» Provided data:
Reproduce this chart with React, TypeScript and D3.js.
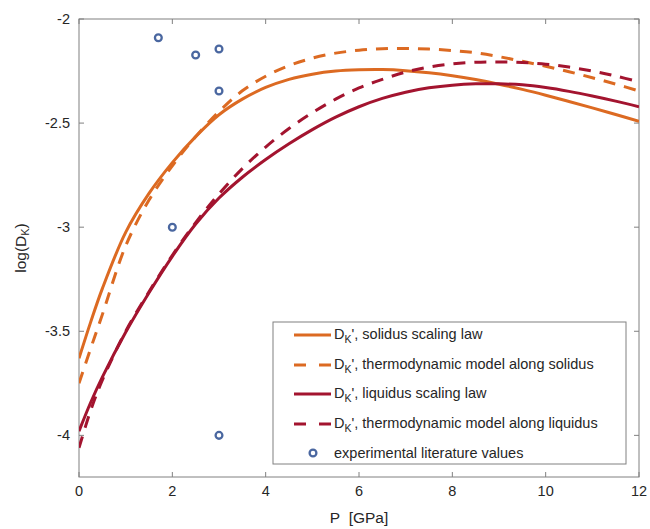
import React from "react";
import * as d3 from "d3";

const pressure = [0, 0.25, 0.5, 1, 1.5, 2, 2.5, 3, 3.5, 4, 4.5, 5, 5.5, 6, 6.5, 7, 7.5, 8, 8.5, 9, 9.5, 10, 10.5, 11, 11.5, 12];
const solidusLaw = [-3.63, -3.456, -3.295, -3.025, -2.838, -2.69, -2.565, -2.46, -2.385, -2.329, -2.29, -2.265, -2.25, -2.244, -2.243, -2.248, -2.258, -2.2725, -2.291, -2.313, -2.338, -2.366, -2.396, -2.427, -2.459, -2.491];
const solidusModel = [-3.75, -3.5825, -3.42, -3.09, -2.87, -2.705, -2.565, -2.445, -2.345, -2.275, -2.224, -2.188, -2.164, -2.15, -2.143, -2.1415, -2.1445, -2.1515, -2.1625, -2.181, -2.203, -2.227, -2.253, -2.282, -2.313, -2.346];
const liquidusLaw = [-3.98, -3.842, -3.72, -3.505, -3.315, -3.14, -2.985, -2.86, -2.76, -2.675, -2.5995, -2.5315, -2.4715, -2.4215, -2.3815, -2.3515, -2.3307, -2.3177, -2.3114, -2.3114, -2.3164, -2.3294, -2.3477, -2.3697, -2.3944, -2.4214];
const liquidusModel = [-4.06, -3.88, -3.735, -3.5, -3.31, -3.135, -2.978, -2.84, -2.7187, -2.615, -2.526, -2.45, -2.385, -2.3312, -2.29, -2.255, -2.231, -2.216, -2.208, -2.206, -2.209, -2.217, -2.231, -2.25, -2.274, -2.302];

const expP = [1.7, 2.5, 3.0, 3.0, 2.0, 3.0];
const expD = [-2.09, -2.173, -2.144, -2.346, -3.0, -4.0];

const xTicks = [0, 2, 4, 6, 8, 10, 12];
const yTicks = [-4, -3.5, -3, -2.5, -2];
const yTickLabels = ["-4", "-3.5", "-3", "-2.5", "-2"];

const ORANGE = "#DC6A22";
const RED = "#A3142F";
const BLUE = "#4A67A0";
const AXIS = "#808080";
const TEXT = "#262626";

const series = [
  { name: "solidus scaling law", values: solidusLaw, color: ORANGE, dash: null },
  { name: "thermodynamic model along solidus", values: solidusModel, color: ORANGE, dash: "12,9" },
  { name: "liquidus scaling law", values: liquidusLaw, color: RED, dash: null },
  { name: "thermodynamic model along liquidus", values: liquidusModel, color: RED, dash: "12,9" },
];

export default function App() {
  const W = 650, H = 529;
  const L = 79, R = 639, T = 19, B = 477;
  const x = d3.scaleLinear().domain([0, 12]).range([L, R]);
  const y = d3.scaleLinear().domain([-4.2, -2]).range([B, T]);
  const line = d3
    .line<number>()
    .x((_, i) => x(pressure[i]))
    .y((d) => y(d))
    .curve(d3.curveCatmullRom.alpha(0.5));

  const font = "'Liberation Sans', Arial, Helvetica, sans-serif";
  const lgX = 273, lgY = 322, lgW = 353, lgH = 142;
  const rows = [335, 365, 394, 424, 453];

  return (
    <svg width={W} height={H} style={{ position: "absolute", left: 0, top: 0, background: "#fff" }} fontFamily={font}>
      <rect x={0} y={0} width={W} height={H} fill="#fff" />
      <defs>
        <clipPath id="plot">
          <rect x={L} y={T} width={R - L} height={B - T} />
        </clipPath>
      </defs>
      <rect x={L} y={T} width={R - L} height={B - T} fill="none" stroke={AXIS} strokeWidth={1} />
      {xTicks.map((t) => (
        <g key={"x" + t}>
          <line x1={x(t)} x2={x(t)} y1={B} y2={B - 5} stroke={AXIS} />
          <line x1={x(t)} x2={x(t)} y1={T} y2={T + 5} stroke={AXIS} />
          <text x={x(t)} y={496} textAnchor="middle" fontSize={14.5} fill={TEXT}>{t}</text>
        </g>
      ))}
      {yTicks.map((t, i) => (
        <g key={"y" + t}>
          <line x1={L} x2={L + 5} y1={y(t)} y2={y(t)} stroke={AXIS} />
          <line x1={R} x2={R - 5} y1={y(t)} y2={y(t)} stroke={AXIS} />
          <text x={70} y={y(t) + 5} textAnchor="end" fontSize={14.5} fill={TEXT}>{yTickLabels[i]}</text>
        </g>
      ))}
      <text x={(L + R) / 2} y={523} textAnchor="middle" fontSize={15.5} fill={TEXT}>
        {"P\u00A0\u00A0[GPa]"}
      </text>
      <text transform={`translate(26, ${(T + B) / 2}) rotate(-90)`} textAnchor="middle" fontSize={15.5} fill={TEXT}>
        log(D<tspan baselineShift="-30%" fontSize={11}>K</tspan>)
      </text>
      <g clipPath="url(#plot)">
        {series.map((s) => (
          <path
            key={s.name}
            d={line(s.values) || ""}
            fill="none"
            stroke={s.color}
            strokeWidth={3}
            strokeDasharray={s.dash || undefined}
          />
        ))}
        {expP.map((p, i) => (
          <circle key={"m" + i} cx={x(p)} cy={y(expD[i])} r={3.4} fill="none" stroke={BLUE} strokeWidth={2.3} />
        ))}
      </g>
      <rect x={lgX} y={lgY} width={lgW} height={lgH} fill="#fff" stroke={AXIS} strokeWidth={1} />
      {series.map((s, i) => (
        <g key={"lg" + i}>
          <line x1={294} x2={331} y1={rows[i]} y2={rows[i]} stroke={s.color} strokeWidth={3} strokeDasharray={s.dash ? "12,13" : undefined} />
          <text x={334} y={rows[i] + 4} fontSize={14.5} fill={TEXT}>
            D<tspan baselineShift="-35%" fontSize={10.5}>K</tspan>
            <tspan>', {s.name}</tspan>
          </text>
        </g>
      ))}
      <circle cx={313} cy={rows[4]} r={3.4} fill="none" stroke={BLUE} strokeWidth={2.3} />
      <text x={334} y={rows[4] + 5} fontSize={14.5} fill={TEXT}>experimental literature values</text>
    </svg>
  );
}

» What to produce: All of the lines above should be printed exactly, minus the pictures.

» Response to this task:
Reproduce this chart with React, TypeScript and D3.js.
import React from "react";
import * as d3 from "d3";

const pressure = [0, 0.25, 0.5, 1, 1.5, 2, 2.5, 3, 3.5, 4, 4.5, 5, 5.5, 6, 6.5, 7, 7.5, 8, 8.5, 9, 9.5, 10, 10.5, 11, 11.5, 12];
const solidusLaw = [-3.63, -3.456, -3.295, -3.025, -2.838, -2.69, -2.565, -2.46, -2.385, -2.329, -2.29, -2.265, -2.25, -2.244, -2.243, -2.248, -2.258, -2.2725, -2.291, -2.313, -2.338, -2.366, -2.396, -2.427, -2.459, -2.491];
const solidusModel = [-3.75, -3.5825, -3.42, -3.09, -2.87, -2.705, -2.565, -2.445, -2.345, -2.275, -2.224, -2.188, -2.164, -2.15, -2.143, -2.1415, -2.1445, -2.1515, -2.1625, -2.181, -2.203, -2.227, -2.253, -2.282, -2.313, -2.346];
const liquidusLaw = [-3.98, -3.842, -3.72, -3.505, -3.315, -3.14, -2.985, -2.86, -2.76, -2.675, -2.5995, -2.5315, -2.4715, -2.4215, -2.3815, -2.3515, -2.3307, -2.3177, -2.3114, -2.3114, -2.3164, -2.3294, -2.3477, -2.3697, -2.3944, -2.4214];
const liquidusModel = [-4.06, -3.88, -3.735, -3.5, -3.31, -3.135, -2.978, -2.84, -2.7187, -2.615, -2.526, -2.45, -2.385, -2.3312, -2.29, -2.255, -2.231, -2.216, -2.208, -2.206, -2.209, -2.217, -2.231, -2.25, -2.274, -2.302];

const expP = [1.7, 2.5, 3.0, 3.0, 2.0, 3.0];
const expD = [-2.09, -2.173, -2.144, -2.346, -3.0, -4.0];

const xTicks = [0, 2, 4, 6, 8, 10, 12];
const yTicks = [-4, -3.5, -3, -2.5, -2];
const yTickLabels = ["-4", "-3.5", "-3", "-2.5", "-2"];

const ORANGE = "#DC6A22";
const RED = "#A3142F";
const BLUE = "#4A67A0";
const AXIS = "#808080";
const TEXT = "#262626";

const series = [
  { name: "solidus scaling law", values: solidusLaw, color: ORANGE, dash: null },
  { name: "thermodynamic model along solidus", values: solidusModel, color: ORANGE, dash: "12,9" },
  { name: "liquidus scaling law", values: liquidusLaw, color: RED, dash: null },
  { name: "thermodynamic model along liquidus", values: liquidusModel, color: RED, dash: "12,9" },
];

export default function App() {
  const W = 650, H = 529;
  const L = 79, R = 639, T = 19, B = 477;
  const x = d3.scaleLinear().domain([0, 12]).range([L, R]);
  const y = d3.scaleLinear().domain([-4.2, -2]).range([B, T]);
  const line = d3
    .line<number>()
    .x((_, i) => x(pressure[i]))
    .y((d) => y(d))
    .curve(d3.curveCatmullRom.alpha(0.5));

  const font = "'Liberation Sans', Arial, Helvetica, sans-serif";
  const lgX = 273, lgY = 322, lgW = 353, lgH = 142;
  const rows = [335, 365, 394, 424, 453];

  return (
    <svg width={W} height={H} style={{ position: "absolute", left: 0, top: 0, background: "#fff" }} fontFamily={font}>
      <rect x={0} y={0} width={W} height={H} fill="#fff" />
      <defs>
        <clipPath id="plot">
          <rect x={L} y={T} width={R - L} height={B - T} />
        </clipPath>
      </defs>
      <rect x={L} y={T} width={R - L} height={B - T} fill="none" stroke={AXIS} strokeWidth={1} />
      {xTicks.map((t) => (
        <g key={"x" + t}>
          <line x1={x(t)} x2={x(t)} y1={B} y2={B - 5} stroke={AXIS} />
          <line x1={x(t)} x2={x(t)} y1={T} y2={T + 5} stroke={AXIS} />
          <text x={x(t)} y={496} textAnchor="middle" fontSize={14.5} fill={TEXT}>{t}</text>
        </g>
      ))}
      {yTicks.map((t, i) => (
        <g key={"y" + t}>
          <line x1={L} x2={L + 5} y1={y(t)} y2={y(t)} stroke={AXIS} />
          <line x1={R} x2={R - 5} y1={y(t)} y2={y(t)} stroke={AXIS} />
          <text x={70} y={y(t) + 5} textAnchor="end" fontSize={14.5} fill={TEXT}>{yTickLabels[i]}</text>
        </g>
      ))}
      <text x={(L + R) / 2} y={523} textAnchor="middle" fontSize={15.5} fill={TEXT}>
        {"P\u00A0\u00A0[GPa]"}
      </text>
      <text transform={`translate(26, ${(T + B) / 2}) rotate(-90)`} textAnchor="middle" fontSize={15.5} fill={TEXT}>
        log(D<tspan baselineShift="-30%" fontSize={11}>K</tspan>)
      </text>
      <g clipPath="url(#plot)">
        {series.map((s) => (
          <path
            key={s.name}
            d={line(s.values) || ""}
            fill="none"
            stroke={s.color}
            strokeWidth={3}
            strokeDasharray={s.dash || undefined}
          />
        ))}
        {expP.map((p, i) => (
          <circle key={"m" + i} cx={x(p)} cy={y(expD[i])} r={3.4} fill="none" stroke={BLUE} strokeWidth={2.3} />
        ))}
      </g>
      <rect x={lgX} y={lgY} width={lgW} height={lgH} fill="#fff" stroke={AXIS} strokeWidth={1} />
      {series.map((s, i) => (
        <g key={"lg" + i}>
          <line x1={294} x2={331} y1={rows[i]} y2={rows[i]} stroke={s.color} strokeWidth={3} strokeDasharray={s.dash ? "12,13" : undefined} />
          <text x={334} y={rows[i] + 4} fontSize={14.5} fill={TEXT}>
            D<tspan baselineShift="-35%" fontSize={10.5}>K</tspan>
            <tspan>', {s.name}</tspan>
          </text>
        </g>
      ))}
      <circle cx={313} cy={rows[4]} r={3.4} fill="none" stroke={BLUE} strokeWidth={2.3} />
      <text x={334} y={rows[4] + 5} fontSize={14.5} fill={TEXT}>experimental literature values</text>
    </svg>
  );
}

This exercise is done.